[Problem description]
Print exactly the lines from the first one down to the line that contains "(0,0) rectangle (983,-706);", both included, and skip the pictures.

[Data block]
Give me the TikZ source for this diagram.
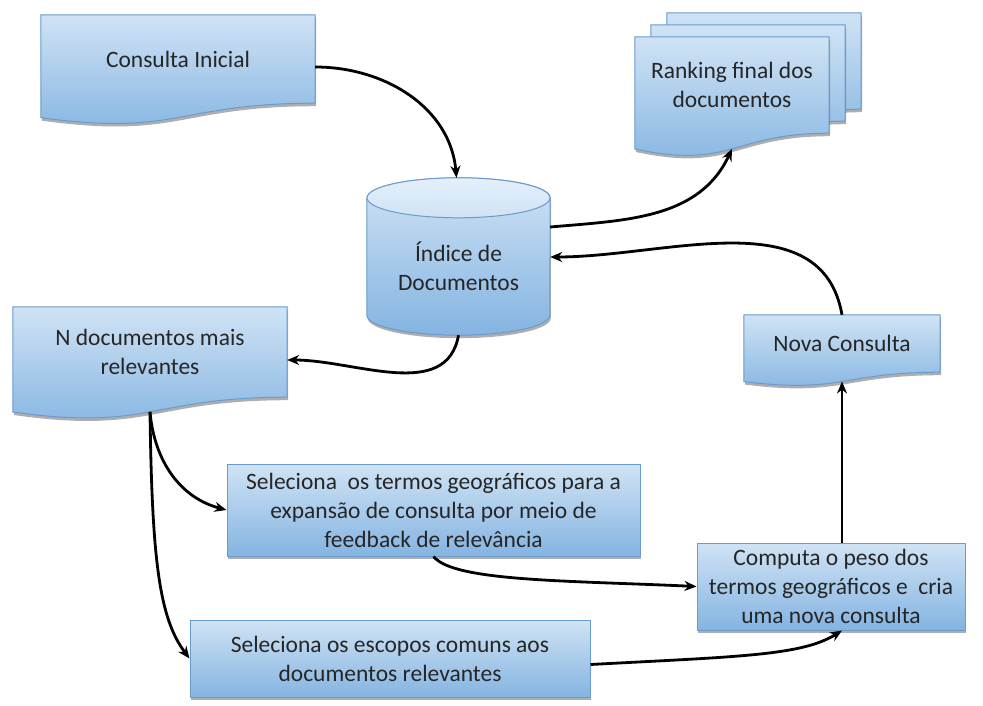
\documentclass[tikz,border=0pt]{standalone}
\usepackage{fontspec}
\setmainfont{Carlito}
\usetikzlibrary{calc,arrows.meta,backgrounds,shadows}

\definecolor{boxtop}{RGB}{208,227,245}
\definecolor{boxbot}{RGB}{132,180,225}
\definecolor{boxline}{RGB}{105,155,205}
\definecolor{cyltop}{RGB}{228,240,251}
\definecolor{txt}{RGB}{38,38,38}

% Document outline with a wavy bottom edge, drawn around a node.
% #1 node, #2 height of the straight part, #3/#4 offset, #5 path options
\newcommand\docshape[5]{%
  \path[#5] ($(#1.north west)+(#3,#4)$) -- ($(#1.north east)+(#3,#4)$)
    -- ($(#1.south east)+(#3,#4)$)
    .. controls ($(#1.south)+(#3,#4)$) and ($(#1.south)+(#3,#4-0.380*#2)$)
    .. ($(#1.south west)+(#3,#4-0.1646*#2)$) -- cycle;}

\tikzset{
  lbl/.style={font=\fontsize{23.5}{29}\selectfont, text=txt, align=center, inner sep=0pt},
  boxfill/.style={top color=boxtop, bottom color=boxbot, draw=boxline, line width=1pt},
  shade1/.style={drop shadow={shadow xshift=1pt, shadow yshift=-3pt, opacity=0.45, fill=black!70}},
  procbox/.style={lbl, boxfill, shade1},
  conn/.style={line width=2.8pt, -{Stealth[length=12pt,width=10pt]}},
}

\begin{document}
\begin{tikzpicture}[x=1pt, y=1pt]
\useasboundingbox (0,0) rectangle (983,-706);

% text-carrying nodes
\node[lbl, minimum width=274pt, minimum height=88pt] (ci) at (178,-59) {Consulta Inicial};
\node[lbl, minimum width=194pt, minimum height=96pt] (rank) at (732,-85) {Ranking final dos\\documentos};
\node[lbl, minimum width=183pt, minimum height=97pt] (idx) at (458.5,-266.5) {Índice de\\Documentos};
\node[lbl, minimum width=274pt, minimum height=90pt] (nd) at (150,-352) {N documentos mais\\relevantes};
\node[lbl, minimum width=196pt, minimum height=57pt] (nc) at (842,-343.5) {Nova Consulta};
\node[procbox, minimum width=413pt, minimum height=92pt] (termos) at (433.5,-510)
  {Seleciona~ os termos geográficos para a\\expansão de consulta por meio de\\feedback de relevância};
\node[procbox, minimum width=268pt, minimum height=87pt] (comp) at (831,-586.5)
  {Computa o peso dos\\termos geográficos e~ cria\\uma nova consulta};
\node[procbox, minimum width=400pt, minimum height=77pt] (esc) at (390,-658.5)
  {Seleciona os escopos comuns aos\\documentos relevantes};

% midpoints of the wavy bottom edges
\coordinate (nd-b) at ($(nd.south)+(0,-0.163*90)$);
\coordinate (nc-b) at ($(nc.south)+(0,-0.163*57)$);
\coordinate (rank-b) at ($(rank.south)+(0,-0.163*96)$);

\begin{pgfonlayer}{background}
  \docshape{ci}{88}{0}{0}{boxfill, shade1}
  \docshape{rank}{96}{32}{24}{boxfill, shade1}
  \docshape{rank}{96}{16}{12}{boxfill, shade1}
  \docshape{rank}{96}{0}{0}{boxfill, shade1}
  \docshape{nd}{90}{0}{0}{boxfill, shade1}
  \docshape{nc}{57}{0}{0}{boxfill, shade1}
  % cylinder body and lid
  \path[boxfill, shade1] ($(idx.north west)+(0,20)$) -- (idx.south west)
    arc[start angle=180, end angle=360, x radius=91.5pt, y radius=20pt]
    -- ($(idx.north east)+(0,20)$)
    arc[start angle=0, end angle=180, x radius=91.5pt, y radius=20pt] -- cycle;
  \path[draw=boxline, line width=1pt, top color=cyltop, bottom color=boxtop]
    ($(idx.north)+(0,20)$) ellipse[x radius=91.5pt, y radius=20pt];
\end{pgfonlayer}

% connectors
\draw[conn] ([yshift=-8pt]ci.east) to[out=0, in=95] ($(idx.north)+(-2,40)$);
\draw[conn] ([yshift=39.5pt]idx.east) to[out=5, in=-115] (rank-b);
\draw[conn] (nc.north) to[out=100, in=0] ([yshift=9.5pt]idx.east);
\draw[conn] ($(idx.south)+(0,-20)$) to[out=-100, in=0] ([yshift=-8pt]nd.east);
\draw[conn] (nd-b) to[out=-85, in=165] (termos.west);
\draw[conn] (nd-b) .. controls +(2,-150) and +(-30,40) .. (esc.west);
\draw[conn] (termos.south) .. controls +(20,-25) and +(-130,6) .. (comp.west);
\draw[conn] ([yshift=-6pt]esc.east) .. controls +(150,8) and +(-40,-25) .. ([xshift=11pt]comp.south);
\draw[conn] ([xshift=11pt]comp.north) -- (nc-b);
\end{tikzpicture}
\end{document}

[Final answer]
Give me the TikZ source for this diagram.
\documentclass[tikz,border=0pt]{standalone}
\usepackage{fontspec}
\setmainfont{Carlito}
\usetikzlibrary{calc,arrows.meta,backgrounds,shadows}

\definecolor{boxtop}{RGB}{208,227,245}
\definecolor{boxbot}{RGB}{132,180,225}
\definecolor{boxline}{RGB}{105,155,205}
\definecolor{cyltop}{RGB}{228,240,251}
\definecolor{txt}{RGB}{38,38,38}

% Document outline with a wavy bottom edge, drawn around a node.
% #1 node, #2 height of the straight part, #3/#4 offset, #5 path options
\newcommand\docshape[5]{%
  \path[#5] ($(#1.north west)+(#3,#4)$) -- ($(#1.north east)+(#3,#4)$)
    -- ($(#1.south east)+(#3,#4)$)
    .. controls ($(#1.south)+(#3,#4)$) and ($(#1.south)+(#3,#4-0.380*#2)$)
    .. ($(#1.south west)+(#3,#4-0.1646*#2)$) -- cycle;}

\tikzset{
  lbl/.style={font=\fontsize{23.5}{29}\selectfont, text=txt, align=center, inner sep=0pt},
  boxfill/.style={top color=boxtop, bottom color=boxbot, draw=boxline, line width=1pt},
  shade1/.style={drop shadow={shadow xshift=1pt, shadow yshift=-3pt, opacity=0.45, fill=black!70}},
  procbox/.style={lbl, boxfill, shade1},
  conn/.style={line width=2.8pt, -{Stealth[length=12pt,width=10pt]}},
}

\begin{document}
\begin{tikzpicture}[x=1pt, y=1pt]
\useasboundingbox (0,0) rectangle (983,-706);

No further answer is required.